On the other hand, the merchant's face furrowed in puzzlement. The merchant had agreed to sell them to him at a reduced price because the customer desired it. But on the other hand, what the man did was liberated the birds from the cage. In addition, Mr Purcell was shocked to see the man's behaviour. Mr Purcell mumbled under his breath, "did he do that?" He had no idea why he had abandoned them. Finally, Mr Purcell was offended by the stranger's behaviour. He was humiliated since he had sold the doves for a low price, yet the man had set them free.
 
Through the lesson "I Want Something in a Cage", the narrator tends to tell his readers that the man had lost his ten years in prison without freedom. While he saw the caged birds in the shop, he felt himself in place of them. He had only five dollars, so he bought a pair of doves and let them fly happily in the sky.
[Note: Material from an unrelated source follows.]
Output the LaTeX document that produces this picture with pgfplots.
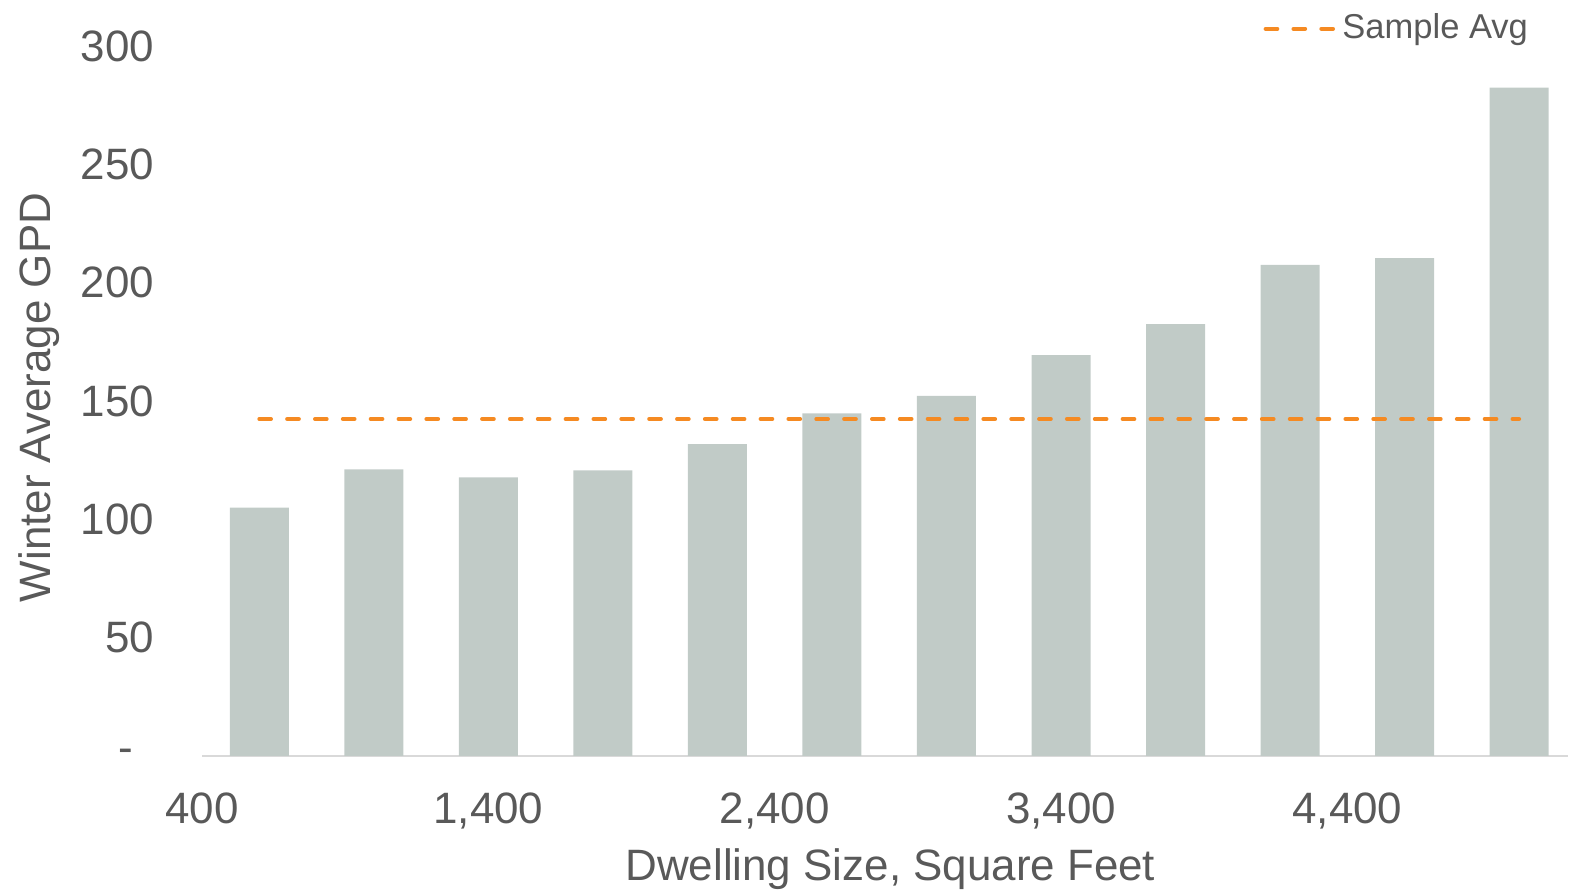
\documentclass[border=0pt]{standalone}
\usepackage{fontspec}
\setmainfont{Liberation Sans}
\usepackage{pgfplots}
\usepackage{pgfplotstable}
\pgfplotsset{compat=1.18}

\definecolor{barfill}{HTML}{C1CBC7}
\definecolor{avgorange}{HTML}{F58A22}
\definecolor{txtgray}{HTML}{595959}
\definecolor{axisgray}{HTML}{D9D9D9}

% winter average gallons per day by dwelling size bin
\pgfplotstableread{
size gpd
600  104.9
1000 121.1
1400 117.7
1800 120.7
2200 131.8
2600 144.8
3000 152.2
3400 169.4
3800 182.5
4200 207.5
4600 210.4
5000 282.5
}\gpdtable

% sample average across all homes
\pgfplotstableread{
size avg
600  142.4
5000 142.4
}\avgtable

\begin{document}
\begin{tikzpicture}
\begin{axis}[
  scale only axis,
  width=348.2pt, height=180.9pt,
  xmin=400, xmax=5170, ymin=0, ymax=300,
  xtick={400,1400,2400,3400,4400},
  xticklabels={400,{1,400},{2,400},{3,400},{4,400}},
  ytick={0,50,...,300},
  yticklabels={{-\rule{5.4pt}{0pt}},50,100,150,200,250,300},
  major tick length=0pt,
  axis x line*=bottom, axis y line*=left,
  y axis line style={draw=none},
  x axis line style={draw=axisgray, line width=0.6pt, -},
  tick label style={font=\fontsize{11.2}{13}\selectfont, text=txtgray},
  yticklabel style={anchor=east, xshift=-8.7pt},
  xticklabel style={anchor=north, yshift=-5.8pt},
  label style={font=\fontsize{11.2}{13}\selectfont, text=txtgray},
  xlabel={Dwelling Size, Square Feet},
  ylabel={Winter Average GPD},
  xlabel style={at={(axis description cs:0.504,-0.1752)}, anchor=base},
  ylabel style={at={(axis description cs:-0.1111,0.505)}, anchor=base},
  legend style={draw=none, fill=none, at={(axis description cs:0.7767,1.0245)},
    anchor=west, inner sep=0pt, font=\fontsize{8.8}{11}\selectfont, text=txtgray,
    nodes={inner xsep=1.5pt}},
  legend cell align=left,
  legend image code/.code={\draw[#1] (0pt,0pt) -- (17.6pt,0pt);},
]
\addplot[ybar, bar width=206, fill=barfill, draw=none, forget plot]
  table[x=size, y=gpd] {\gpdtable};
\addplot[avgorange, line width=1pt, line cap=round,
  dash pattern=on 3pt off 4.1pt]
  table[x=size, y=avg] {\avgtable};
\addlegendentry{Sample Avg}
\end{axis}
\pgfresetboundingbox
\path[use as bounding box] (-51.5pt,-34.23pt) rectangle (348.5pt,192.68pt);
\end{tikzpicture}
\end{document}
Here the man's freedom has been compared to the bird's freedom. But the storekeeper was unaware that the pets in his shop were screaming and screeching for freedom. He thought of himself as a professional and held the pets freedom inside the gilded cage. Also, the storekeeper was only concerned about the profit he would earn after selling the pets. The strange act of the customer made him feel insulted. It implies that the man had worked hard in prison, and he spent the earned amount for buying birds and letting them free. But on the other hand, the storekeeper only desired to make a profit. Finally, the storekeeper realised his insignificance and felt vaguely insulted.